Je voudrais d'emblée rassurer les motionnaires en leur rappelant qu'à Genève les pouvoirs publics et les partenaires sociaux ont, depuis fort longtemps, exercé un contrôle sévère sur les conditions d'accession des entreprises aux marchés publics, notamment en obligeant les soumissionnaires de prouver qu'ils sont en ordre avec le paiement de leurs cotisations légales et conventionnelles.
Très régulièrement, nous rappelons les cas que vous avez cités au département des travaux publics, mais parfois nous ne sommes malheureusement pas écoutés.
Je puis assurer que les entreprises et les membres affiliés aux caisses de compensation du bâtiment se soumettent depuis longtemps à une auto-discipline de fer. Les entreprises non membres sont contrôlées par l'office cantonal de l'inspection et des relations du travail qui exerce cette fonction avec une très grande sévérité.
L'entrée en vigueur de l'AIMP a fourni les bases légales nécessaires pour accroître ce contrôle et l'élargir à d'autres cotisations et obligations ne relevant pas directement des caisses de compensation du bâtiment.
Il s'agit principalement des primes d'assurance-accident versées à la CNA et du paiement des impôts à la source à l'administration fiscale.

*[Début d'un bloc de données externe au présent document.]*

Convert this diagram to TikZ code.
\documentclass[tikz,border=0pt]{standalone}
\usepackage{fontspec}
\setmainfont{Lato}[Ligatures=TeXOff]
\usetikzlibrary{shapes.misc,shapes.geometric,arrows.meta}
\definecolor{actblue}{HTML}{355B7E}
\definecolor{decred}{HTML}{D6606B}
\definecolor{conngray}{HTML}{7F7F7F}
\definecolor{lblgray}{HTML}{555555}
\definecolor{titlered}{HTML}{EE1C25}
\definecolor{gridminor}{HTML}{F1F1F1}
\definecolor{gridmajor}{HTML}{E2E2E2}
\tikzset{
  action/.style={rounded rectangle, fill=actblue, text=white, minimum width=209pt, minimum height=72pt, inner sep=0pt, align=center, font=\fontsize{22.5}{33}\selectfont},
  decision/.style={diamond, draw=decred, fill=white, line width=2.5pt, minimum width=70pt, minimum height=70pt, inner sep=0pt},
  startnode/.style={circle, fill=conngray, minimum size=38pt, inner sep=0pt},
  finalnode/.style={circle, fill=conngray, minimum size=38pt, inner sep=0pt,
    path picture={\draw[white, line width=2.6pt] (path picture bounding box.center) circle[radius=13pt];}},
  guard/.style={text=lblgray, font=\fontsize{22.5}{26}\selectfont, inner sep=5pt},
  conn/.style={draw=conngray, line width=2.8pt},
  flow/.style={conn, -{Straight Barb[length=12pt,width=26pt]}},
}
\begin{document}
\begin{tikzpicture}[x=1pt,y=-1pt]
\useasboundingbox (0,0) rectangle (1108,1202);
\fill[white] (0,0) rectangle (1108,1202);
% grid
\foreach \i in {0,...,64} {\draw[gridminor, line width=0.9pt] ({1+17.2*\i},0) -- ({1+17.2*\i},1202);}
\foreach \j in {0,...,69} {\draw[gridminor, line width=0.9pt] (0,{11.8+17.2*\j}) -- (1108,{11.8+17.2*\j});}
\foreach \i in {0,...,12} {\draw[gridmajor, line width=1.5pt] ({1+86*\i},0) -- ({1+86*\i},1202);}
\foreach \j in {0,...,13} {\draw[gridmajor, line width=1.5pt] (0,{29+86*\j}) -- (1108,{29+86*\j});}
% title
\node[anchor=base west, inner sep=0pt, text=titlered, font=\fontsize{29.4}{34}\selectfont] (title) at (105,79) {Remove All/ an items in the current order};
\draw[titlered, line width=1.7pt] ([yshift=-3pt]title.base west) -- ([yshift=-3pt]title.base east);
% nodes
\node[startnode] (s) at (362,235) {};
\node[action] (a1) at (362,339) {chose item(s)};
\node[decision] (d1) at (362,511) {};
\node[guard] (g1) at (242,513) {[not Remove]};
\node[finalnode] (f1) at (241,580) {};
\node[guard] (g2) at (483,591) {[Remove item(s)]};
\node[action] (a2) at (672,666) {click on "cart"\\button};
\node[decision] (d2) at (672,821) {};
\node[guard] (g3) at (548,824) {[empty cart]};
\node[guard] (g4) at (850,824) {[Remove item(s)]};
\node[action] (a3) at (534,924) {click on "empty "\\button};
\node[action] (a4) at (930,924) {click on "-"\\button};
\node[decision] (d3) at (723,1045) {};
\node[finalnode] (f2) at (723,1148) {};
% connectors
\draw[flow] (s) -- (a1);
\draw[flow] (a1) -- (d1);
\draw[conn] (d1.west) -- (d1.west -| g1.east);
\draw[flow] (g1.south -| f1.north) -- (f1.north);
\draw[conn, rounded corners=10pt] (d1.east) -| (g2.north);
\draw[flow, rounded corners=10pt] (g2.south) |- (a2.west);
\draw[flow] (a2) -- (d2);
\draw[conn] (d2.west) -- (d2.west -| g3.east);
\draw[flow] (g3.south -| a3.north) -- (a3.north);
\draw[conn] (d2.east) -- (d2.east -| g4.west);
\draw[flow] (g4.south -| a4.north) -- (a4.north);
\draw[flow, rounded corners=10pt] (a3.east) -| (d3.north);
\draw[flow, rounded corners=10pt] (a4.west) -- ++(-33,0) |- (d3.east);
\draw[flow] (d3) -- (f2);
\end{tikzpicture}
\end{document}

Effectivement, ces dernières années, nous avons vu des travaux adjugés à des entreprises qui devaient des centaines de milliers de francs à l'impôt à la source, ce qui est absolument anormal.
Je suis à même de préciser que les modalités pratiques visant à harmoniser les conditions de ce contrôle sont sur le point d'aboutir avec l'administration fiscale et la direction de la CNA.

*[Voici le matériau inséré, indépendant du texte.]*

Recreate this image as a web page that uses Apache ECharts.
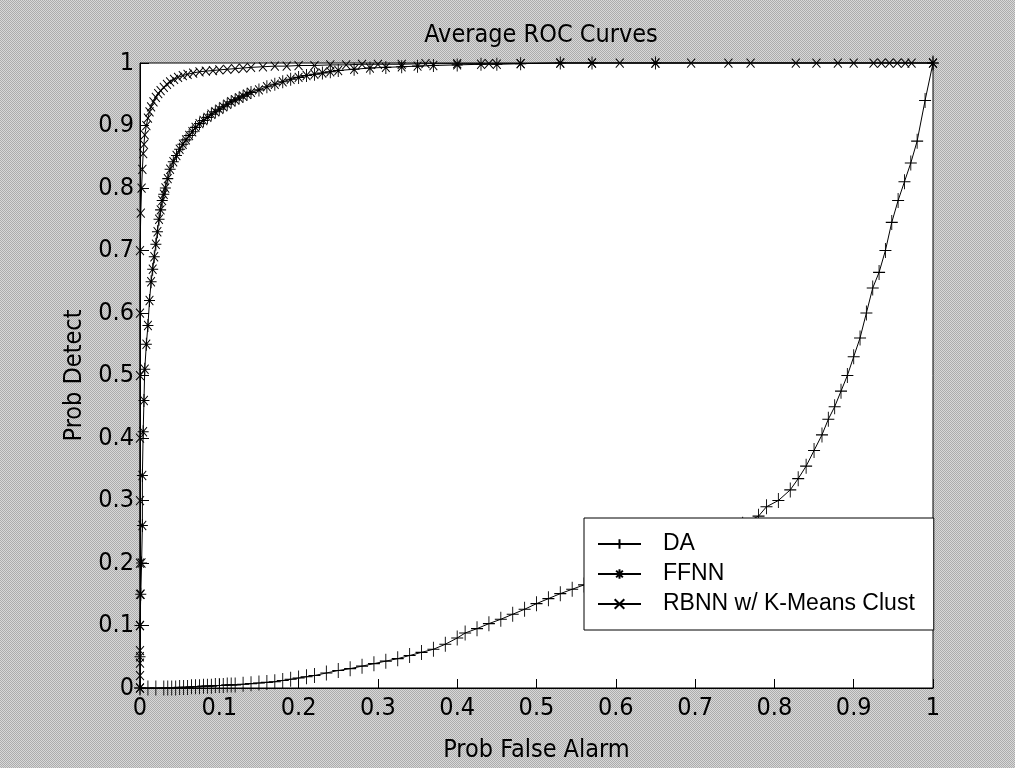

Je profite de cette occasion pour remercier Mme Micheline Calmy-Rey et M. Laurent Moutinot de leur compréhension et surtout de leur soutien concret pour garantir que les travaux des collectivités publiques ne soient adjugés qu'à des entreprises assumant totalement leurs obligations.
S'agissant des cotisations à la prévoyance professionnelle, les caisses de compensation du bâtiment n'ont jamais délivré d'attestations sur la base d'une reconnaissance de dettes signée par l'entrepreneur, comme cela apparaît dans les considérants de la motion.
En conclusion, je dirais que nous étudierons de près cette motion en commission, mais qu'une large part du travail a déjà été effectuée ces derniers mois.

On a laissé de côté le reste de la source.